Solved [Questions] Programs & Features

I read the handbook session 1.2 - Welcome, it said:
FreeBSD can even boot “diskless” from a central server, making individual workstations even cheaper and easier to administer.
Does it mean that the Central Server (I don't know if this is a regular PC or a real server) should have run FreeBSD and it can make any operating systems (Linux/Windows/Mac/Unix) work diskless under it?


Thanks for reading! All answers are appreciated.​
 
No, it doesn't matter what OS the server itself runs. And the only difference between a "regular PC" and a "server" are the applications that run on them. A regular PC will serve just fine as a server (I have several of them).
 
That particular line is referring to network booting. The workstation has no local hard disk and gets its boot loader from a server (most commonly using DHCP+tftp). The root file system is then mounted using NFS. This can make administering a lot of workstations quicker/easier in some cases as they can share a file system that is managed centrally. You update the file system on the server, reboot all 1/100/1000/etc workstations and they all come up with the new version.

Depending on how the clients access the central file systems will limit the OS choice for the server.

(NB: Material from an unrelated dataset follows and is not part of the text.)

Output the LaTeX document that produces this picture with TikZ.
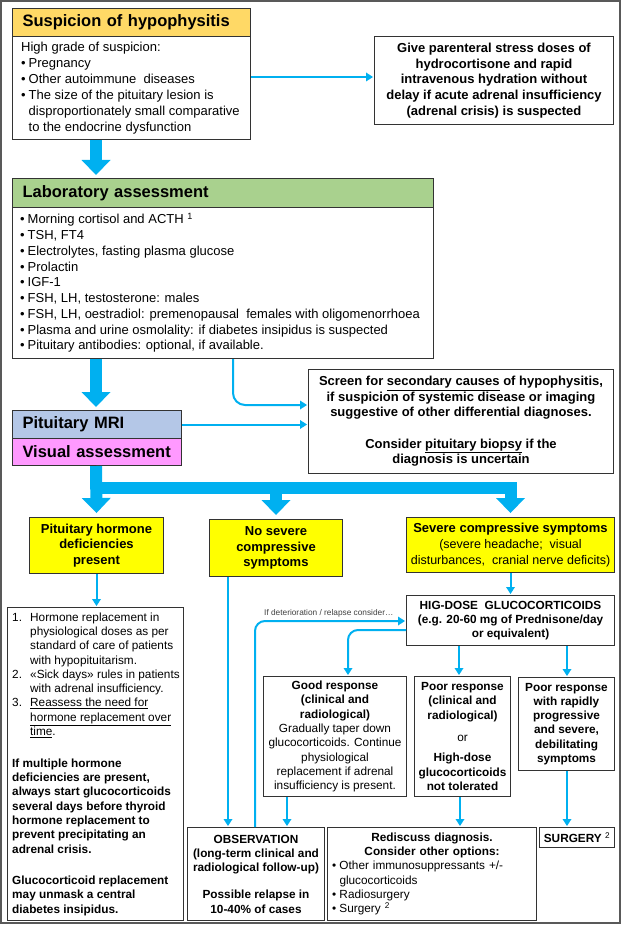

For example if using NFS, obviously the server will need to support being an NFS server. Not all operating systems support booting off the network as a client but I'm pretty sure most if not all UNIX based ones do (Not sure about Mac OS?). Don't think you can network boot Windows, and I wouldn't want to use Windows as the server in this instance either. One I don't think it has an NFS server, and if it did, the permissions differences between the UNIX clients and the server would probably just be a pain. Ideally you'd want the clients and server running the same OS.
 
One I don't think it has an NFS server,
It has but it's performance is abysmal. Steer very far away from anything NFS on Windows ;)

Ideally you'd want the clients and server running the same OS.
Yes. But a Linux server with FreeBSD diskless clients or vise versa is very doable.
 
Oh my... I mostly work on Windows because of multimedia job. I often buy external hard drives and currently have 6x 4TBs and some small 2.5" also with 3.5" USB 3.0 cases lying around my floor and on shelve.
Someone suggested me to learn about Linux and then the research came up that Unix has networking feature superior than Linux, especially ZFS stuff. Actually, I have no knowledge about network and I have not even installed FreeBSD yet. Still, the tool names FreeNAS took me here since I see its Logo website is the same as this forum. Before that, I used to run RAID-0 with 2x2TBs HDD, now I use SSD for speed and store the rest on external drives.

I was thinking about placing all drives into a full tower case make it as a FreeBSD server, so I would not have to worry about malware/spyware that access my valuable data since someone said BSD family is designed by hardcore or die-hard programmers and then I can turn on my other PCs that run Windows to work with Photoshop and an Arch Linux laptop is just a simple thought which is now about to end.
It has but it's performance is abysmal. Steer very far away from anything NFS on Windows
 
I was thinking about placing all drives into a full tower case make it as a FreeBSD server, so I would not have to worry about malware/spyware that access my valuable data since someone said BSD family is designed by hardcore or die-hard programmers and then I can turn on my other PCs that run Windows to work with Photoshop and an Arch Linux laptop is just a simple thought which is now about to end.
If you have Windows clients the best way is to use Samba (SMB/CIFS) to share the files. These are easily mounted on Windows and its performance is really good. For all intents and purposes you are basically turning your FreeBSD server into a Windows file and printer sharing server.

Keep in mind that this will not save your files from malware though, this is a common misconception. You need to realize your Windows client has a connection to a share on the server. Anything the Windows client can do on that share can also be done by malware. So if your Windows client is infected the files on the server are fair game too.